▶ **Aim of the exercise**: Identify each line containing the word "matplotlib" and copy it.

[Data records]
::::

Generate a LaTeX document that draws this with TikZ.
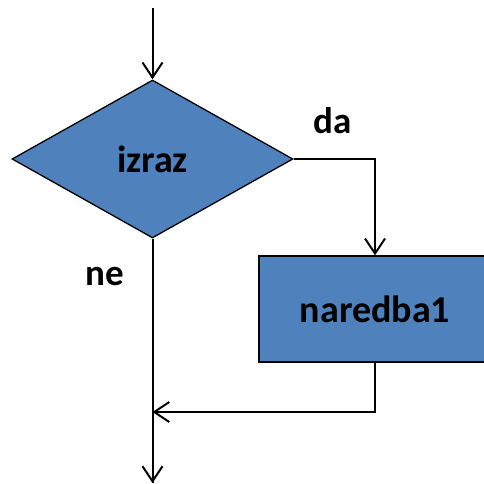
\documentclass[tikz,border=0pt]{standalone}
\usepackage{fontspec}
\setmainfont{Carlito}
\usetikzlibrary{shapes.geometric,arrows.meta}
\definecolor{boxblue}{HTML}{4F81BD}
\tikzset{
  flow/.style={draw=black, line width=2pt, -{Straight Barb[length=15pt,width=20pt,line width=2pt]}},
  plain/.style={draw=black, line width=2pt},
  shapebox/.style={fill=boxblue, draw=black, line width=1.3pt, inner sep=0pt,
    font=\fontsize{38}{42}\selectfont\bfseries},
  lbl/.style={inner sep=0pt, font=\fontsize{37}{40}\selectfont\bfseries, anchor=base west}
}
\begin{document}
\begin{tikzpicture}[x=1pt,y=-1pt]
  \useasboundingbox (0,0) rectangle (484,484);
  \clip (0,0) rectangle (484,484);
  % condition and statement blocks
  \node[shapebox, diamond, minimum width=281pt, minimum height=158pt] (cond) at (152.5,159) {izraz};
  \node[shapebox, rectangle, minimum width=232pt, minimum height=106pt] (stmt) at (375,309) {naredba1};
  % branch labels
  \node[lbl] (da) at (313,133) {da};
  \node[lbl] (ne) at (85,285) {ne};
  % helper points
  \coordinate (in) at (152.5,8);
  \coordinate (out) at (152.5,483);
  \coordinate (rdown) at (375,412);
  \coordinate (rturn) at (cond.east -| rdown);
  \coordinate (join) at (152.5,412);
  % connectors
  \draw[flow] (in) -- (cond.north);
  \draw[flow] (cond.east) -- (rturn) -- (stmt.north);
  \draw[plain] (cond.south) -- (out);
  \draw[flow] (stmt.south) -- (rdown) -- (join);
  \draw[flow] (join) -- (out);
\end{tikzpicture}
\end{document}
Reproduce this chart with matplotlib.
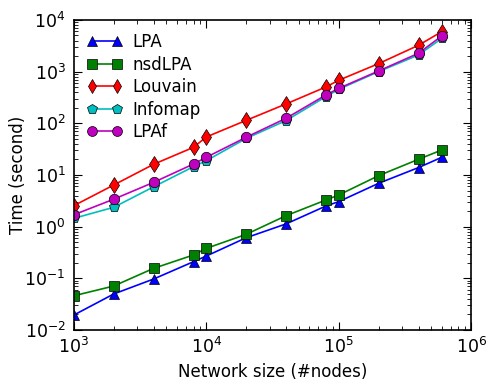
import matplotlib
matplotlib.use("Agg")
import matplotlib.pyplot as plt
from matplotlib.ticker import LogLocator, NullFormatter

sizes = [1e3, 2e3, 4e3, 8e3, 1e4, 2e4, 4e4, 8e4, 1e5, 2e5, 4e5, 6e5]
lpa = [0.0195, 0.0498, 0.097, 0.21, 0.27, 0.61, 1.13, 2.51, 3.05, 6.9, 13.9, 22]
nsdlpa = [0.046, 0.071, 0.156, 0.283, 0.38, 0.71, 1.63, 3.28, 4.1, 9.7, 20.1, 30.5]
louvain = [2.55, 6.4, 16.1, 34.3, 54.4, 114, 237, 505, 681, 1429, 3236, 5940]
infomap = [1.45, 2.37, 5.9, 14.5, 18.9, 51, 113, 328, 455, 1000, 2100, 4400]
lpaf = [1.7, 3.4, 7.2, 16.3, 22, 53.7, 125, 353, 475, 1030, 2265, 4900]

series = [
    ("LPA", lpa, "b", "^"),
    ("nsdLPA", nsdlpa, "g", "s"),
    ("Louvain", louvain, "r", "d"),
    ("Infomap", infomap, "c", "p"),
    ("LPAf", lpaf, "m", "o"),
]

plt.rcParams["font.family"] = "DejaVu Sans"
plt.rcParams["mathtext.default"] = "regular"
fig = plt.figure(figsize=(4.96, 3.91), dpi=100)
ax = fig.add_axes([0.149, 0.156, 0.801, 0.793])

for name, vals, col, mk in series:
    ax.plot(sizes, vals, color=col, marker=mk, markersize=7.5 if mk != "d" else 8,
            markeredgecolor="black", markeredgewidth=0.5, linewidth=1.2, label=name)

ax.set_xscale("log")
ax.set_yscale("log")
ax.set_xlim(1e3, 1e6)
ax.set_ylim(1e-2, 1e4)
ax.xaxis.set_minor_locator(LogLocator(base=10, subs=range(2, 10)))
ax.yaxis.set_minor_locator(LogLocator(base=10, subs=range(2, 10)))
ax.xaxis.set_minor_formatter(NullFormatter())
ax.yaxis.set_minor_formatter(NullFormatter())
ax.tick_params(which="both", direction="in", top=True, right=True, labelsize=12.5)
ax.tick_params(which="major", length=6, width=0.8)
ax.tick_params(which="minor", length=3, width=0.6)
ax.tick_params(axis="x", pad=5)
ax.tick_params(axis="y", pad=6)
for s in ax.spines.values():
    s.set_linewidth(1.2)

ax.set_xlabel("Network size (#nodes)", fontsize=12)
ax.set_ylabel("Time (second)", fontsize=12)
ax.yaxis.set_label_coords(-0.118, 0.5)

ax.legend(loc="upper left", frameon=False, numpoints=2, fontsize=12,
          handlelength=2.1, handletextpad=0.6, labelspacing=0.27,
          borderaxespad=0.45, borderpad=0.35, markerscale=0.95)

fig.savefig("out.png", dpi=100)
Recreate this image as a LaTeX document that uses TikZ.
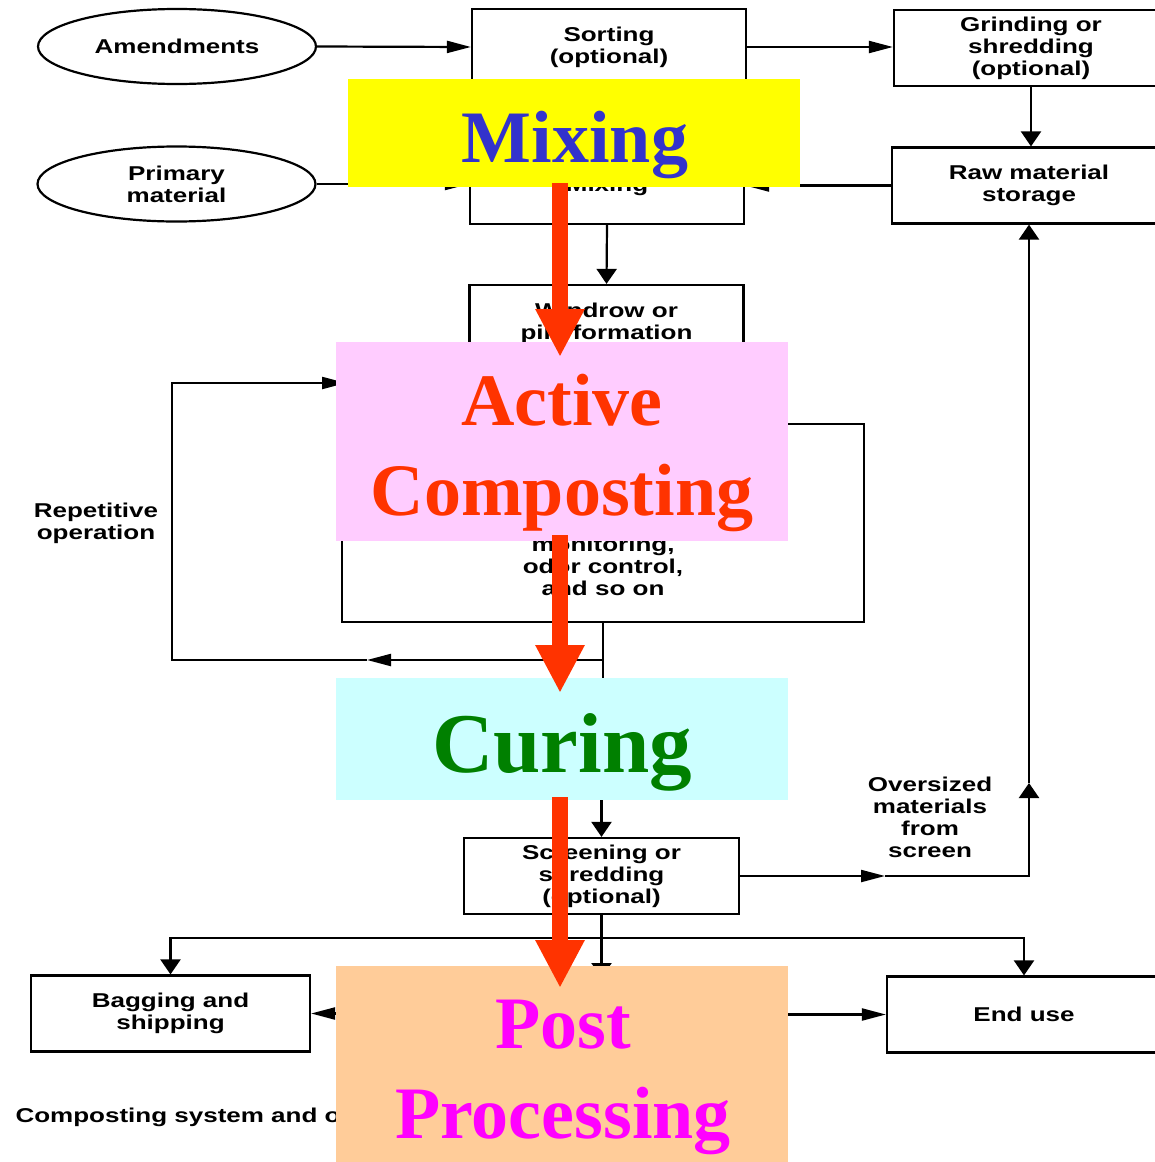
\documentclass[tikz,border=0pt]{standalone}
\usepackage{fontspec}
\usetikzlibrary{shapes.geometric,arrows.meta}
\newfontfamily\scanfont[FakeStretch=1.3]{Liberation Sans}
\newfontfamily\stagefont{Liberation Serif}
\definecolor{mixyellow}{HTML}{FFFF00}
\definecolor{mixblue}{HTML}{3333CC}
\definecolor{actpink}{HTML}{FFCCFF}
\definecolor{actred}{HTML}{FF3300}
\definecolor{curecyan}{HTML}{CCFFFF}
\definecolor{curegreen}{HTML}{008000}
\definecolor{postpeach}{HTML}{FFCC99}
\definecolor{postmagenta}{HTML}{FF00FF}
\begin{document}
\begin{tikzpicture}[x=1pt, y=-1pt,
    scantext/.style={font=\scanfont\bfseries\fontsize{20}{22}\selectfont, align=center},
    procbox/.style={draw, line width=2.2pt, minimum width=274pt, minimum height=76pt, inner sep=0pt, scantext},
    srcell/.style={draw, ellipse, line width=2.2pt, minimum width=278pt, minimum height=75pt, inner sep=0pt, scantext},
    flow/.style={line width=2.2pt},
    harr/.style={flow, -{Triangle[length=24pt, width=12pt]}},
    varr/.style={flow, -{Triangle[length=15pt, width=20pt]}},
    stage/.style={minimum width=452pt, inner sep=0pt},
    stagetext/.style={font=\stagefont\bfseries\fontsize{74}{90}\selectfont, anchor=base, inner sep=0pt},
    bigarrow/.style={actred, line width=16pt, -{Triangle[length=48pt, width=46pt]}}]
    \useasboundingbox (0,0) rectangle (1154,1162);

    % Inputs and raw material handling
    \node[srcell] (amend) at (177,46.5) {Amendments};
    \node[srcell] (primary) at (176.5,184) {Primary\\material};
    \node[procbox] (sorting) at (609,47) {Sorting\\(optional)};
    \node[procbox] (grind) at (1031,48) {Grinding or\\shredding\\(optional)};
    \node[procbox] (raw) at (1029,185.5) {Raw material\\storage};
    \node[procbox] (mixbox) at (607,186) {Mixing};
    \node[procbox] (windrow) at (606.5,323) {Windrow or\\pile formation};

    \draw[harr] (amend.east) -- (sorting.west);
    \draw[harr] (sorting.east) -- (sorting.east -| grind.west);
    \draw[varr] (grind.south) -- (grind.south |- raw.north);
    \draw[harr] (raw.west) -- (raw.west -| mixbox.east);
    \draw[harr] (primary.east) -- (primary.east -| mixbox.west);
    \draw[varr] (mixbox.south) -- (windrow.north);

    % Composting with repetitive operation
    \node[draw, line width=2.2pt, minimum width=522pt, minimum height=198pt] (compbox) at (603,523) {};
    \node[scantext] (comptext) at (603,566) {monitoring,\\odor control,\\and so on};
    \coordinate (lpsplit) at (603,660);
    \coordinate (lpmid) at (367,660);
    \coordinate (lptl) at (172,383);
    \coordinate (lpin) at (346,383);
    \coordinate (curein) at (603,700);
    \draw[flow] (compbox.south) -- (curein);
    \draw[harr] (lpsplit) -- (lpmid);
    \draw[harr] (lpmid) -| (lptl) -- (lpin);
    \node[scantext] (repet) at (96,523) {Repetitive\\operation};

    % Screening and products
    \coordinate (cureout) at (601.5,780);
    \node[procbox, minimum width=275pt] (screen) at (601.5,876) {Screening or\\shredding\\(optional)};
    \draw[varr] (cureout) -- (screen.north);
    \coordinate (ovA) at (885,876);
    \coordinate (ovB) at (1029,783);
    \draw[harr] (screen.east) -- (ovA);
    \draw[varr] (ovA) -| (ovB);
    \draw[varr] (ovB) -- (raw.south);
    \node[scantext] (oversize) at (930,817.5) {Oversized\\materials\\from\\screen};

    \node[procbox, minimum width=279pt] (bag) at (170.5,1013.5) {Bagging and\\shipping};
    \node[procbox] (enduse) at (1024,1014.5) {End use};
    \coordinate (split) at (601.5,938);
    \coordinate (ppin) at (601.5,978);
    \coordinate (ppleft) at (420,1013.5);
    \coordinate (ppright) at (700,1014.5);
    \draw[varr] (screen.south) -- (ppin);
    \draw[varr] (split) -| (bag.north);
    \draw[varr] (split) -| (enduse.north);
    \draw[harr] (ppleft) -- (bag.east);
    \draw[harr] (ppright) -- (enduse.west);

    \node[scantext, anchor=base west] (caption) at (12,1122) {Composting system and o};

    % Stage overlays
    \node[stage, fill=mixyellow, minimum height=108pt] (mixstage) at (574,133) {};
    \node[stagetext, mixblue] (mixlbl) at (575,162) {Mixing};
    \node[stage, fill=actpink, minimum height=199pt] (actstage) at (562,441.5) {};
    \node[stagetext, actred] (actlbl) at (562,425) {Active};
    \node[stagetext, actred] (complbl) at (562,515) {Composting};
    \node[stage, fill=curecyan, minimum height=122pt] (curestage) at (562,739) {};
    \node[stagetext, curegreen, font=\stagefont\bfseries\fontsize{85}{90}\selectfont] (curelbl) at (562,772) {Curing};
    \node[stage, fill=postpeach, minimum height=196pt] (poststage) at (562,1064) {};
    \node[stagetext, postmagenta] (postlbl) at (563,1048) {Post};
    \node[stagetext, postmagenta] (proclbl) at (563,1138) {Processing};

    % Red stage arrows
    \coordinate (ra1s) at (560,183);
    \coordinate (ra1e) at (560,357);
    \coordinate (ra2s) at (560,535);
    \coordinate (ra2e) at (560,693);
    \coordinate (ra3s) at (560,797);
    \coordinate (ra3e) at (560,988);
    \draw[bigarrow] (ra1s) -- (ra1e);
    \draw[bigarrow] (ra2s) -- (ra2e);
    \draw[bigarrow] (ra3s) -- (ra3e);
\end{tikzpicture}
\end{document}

::::

▶ **Complete output**:
Reproduce this chart with matplotlib.
import matplotlib
matplotlib.use("Agg")
import matplotlib.pyplot as plt
from matplotlib.ticker import LogLocator, NullFormatter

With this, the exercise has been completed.